I Romani passarono il Tamigi – pare tra Kingston e Brentford –; si andava innanzi ma non si facevano veri progressi; il generale non vinceva alcuna battaglia, il soldato non faceva bottino, e l'unico vero risultato, la sottomissione dei Trinobanti nell'odierno Essex, era prodotto meno, dalla loro paura di fronte al Romani, che dal profondo odio di questo distretto verso Cassivellauno.
Ad ogni passo il pericolo si faceva maggiore e l'attacco fatto dai principi del Kent per disposizione di Cassivellauno contro la stazione della flotta romana, sebbene fosse stato respinto, ammoniva seriamente alla ritirata.
La presa d'assalto di una trincea di piante abbattute, che procurò ai Romani una quantità di bestiame, fornì per l'inutile avanzata una meta soddisfacente, e un discreto pretesto per tornare indietro. Ed anche Cassivellauno era abbastanza avveduto per non spingere agli estremi il pericoloso nemico e promise, su richiesta di Cesare, di non molestare i Trinobanti, di pagare un tributo e di dare ostaggi; non si parlò di consegna d'armi, nè di presidî romani, ed anche le promesse fatte per l'avvenire, non furono probabilmente nè date nè ricevute seriamente.

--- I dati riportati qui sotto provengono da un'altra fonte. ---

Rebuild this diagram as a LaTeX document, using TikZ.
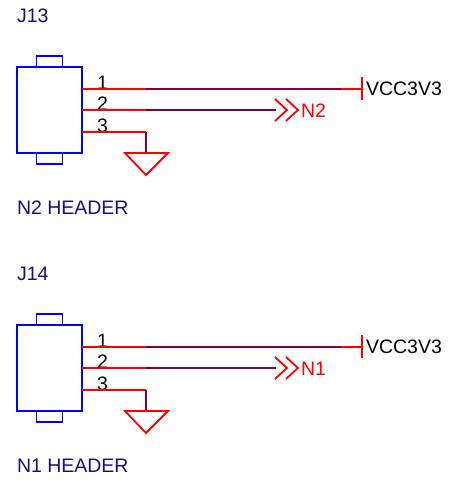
\documentclass[tikz,border=0pt]{standalone}
\usepackage{fontspec}
\setmainfont{Liberation Sans}
\usepackage{xcolor}
\usetikzlibrary{positioning}
\definecolor{wirepurple}{HTML}{800040}
\definecolor{refnavy}{HTML}{101080}
\tikzset{x=1pt, y=-1pt,
         every node/.style={font=\fontsize{19.5}{22}\selectfont, inner sep=0pt, outer sep=0pt},
         header/.style={draw=blue, line width=1.8pt, minimum width=65pt, minimum height=86pt},
         tab/.style={draw=blue, line width=1.8pt, minimum width=26pt, minimum height=11pt},
         pin/.style={draw=red, line width=1.8pt},
         wire/.style={draw=wirepurple, line width=1.8pt},
         ref/.style={anchor=base west, text=refnavy},
         num/.style={anchor=base west, text=black},
         }

\begin{document}
\begin{tikzpicture}
    \useasboundingbox (0,0) rectangle (456,483);

    % first header
    \node[ref] (j13name) at (17,22) {J13};
    \node[header] (j13) at (49.5,110) {};
    \node[tab, above=0pt of j13] (j13top) {};
    \node[tab, below=0pt of j13] (j13bot) {};
    \node[ref] (j13val) at (17,214) {N2 HEADER};
    \node[num] (j13n1) at (97,89) {1};
    \node[num] (j13n2) at (97,110.5) {2};
    \node[num] (j13n3) at (97,132) {3};
    \node[num] (vcc13) at (366,95) {VCC3V3};
    \node[anchor=base west, text=red] (n2) at (301,117) {N2};

    \coordinate (a1) at (82,89);
    \coordinate (a2) at (82,110);
    \coordinate (a3) at (82,132);
    \coordinate (b1) at (146,89);
    \coordinate (b2) at (146,110);
    \coordinate (b3) at (146,132);
    \coordinate (c1) at (341,89);
    \coordinate (c2) at (276,110);
    \coordinate (d1) at (362,89);
    \coordinate (g1) at (146,153);

    \draw[pin] (a1) -- (b1);
    \draw[pin] (a2) -- (b2);
    \draw[pin] (a3) -- (b3);
    \draw[wire] (b1) -- (c1);
    \draw[wire] (b2) -- (c2);
    \draw[wire] (b3) -- (g1);
    \draw[pin] (c1) -- (d1);
    \draw[pin] (362,77) -- (362,100);
    \draw[pin] (125,153) -- (168,153) -- (146,175) -- cycle;
    \draw[pin] (275,99) -- (287,110) -- (275,121);
    \draw[pin] (286,99) -- (298,110) -- (286,121);

    % second header
    \node[ref] (j14name) at (17,280) {J14};
    \node[header] (j14) at (49.5,368) {};
    \node[tab, above=0pt of j14] (j14top) {};
    \node[tab, below=0pt of j14] (j14bot) {};
    \node[ref] (j14val) at (17,472) {N1 HEADER};
    \node[num] (j14n1) at (97,347) {1};
    \node[num] (j14n2) at (97,368.5) {2};
    \node[num] (j14n3) at (97,390) {3};
    \node[num] (vcc14) at (366,353) {VCC3V3};
    \node[anchor=base west, text=red] (n1) at (301,375) {N1};

    \coordinate (e1) at (82,347);
    \coordinate (e2) at (82,368);
    \coordinate (e3) at (82,390);
    \coordinate (f1) at (146,347);
    \coordinate (f2) at (146,368);
    \coordinate (f3) at (146,390);
    \coordinate (h1) at (341,347);
    \coordinate (h2) at (276,368);
    \coordinate (i1) at (362,347);
    \coordinate (g2) at (146,411);

    \draw[pin] (e1) -- (f1);
    \draw[pin] (e2) -- (f2);
    \draw[pin] (e3) -- (f3);
    \draw[wire] (f1) -- (h1);
    \draw[wire] (f2) -- (h2);
    \draw[wire] (f3) -- (g2);
    \draw[pin] (h1) -- (i1);
    \draw[pin] (362,335) -- (362,358);
    \draw[pin] (125,411) -- (168,411) -- (146,433) -- cycle;
    \draw[pin] (275,357) -- (287,368) -- (275,379);
    \draw[pin] (286,357) -- (298,368) -- (286,379);
\end{tikzpicture}
\end{document}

Dopo ricevuti gli ostaggi Cesare fece ritorno alla stazione navale e salpò per la Gallia. Se ad ogni modo egli, come sembra, aveva sperato di soggiogare questa volta la Britannia, questo piano era andato del tutto fallito, sia per l'accorto sistema di difesa di Cassivellauno, sia, e anzitutto, per l'inservibilità delle navi a remi dei Romani nel mare del nord; è poi certo che in quanto al tributo pattuito, esso non fu mai pagato. Ma pare che fosse raggiunto lo scopo immediato, quello di togliere i Celti isolani dall'arrogante loro sicurezza e di indurli, nel proprio interesse, a non tollerare più a lungo che la loro isola servisse di focolare all'emigrazione della terra ferma; almeno d'allora in poi non si udirono più lamenti per tale patrocinio.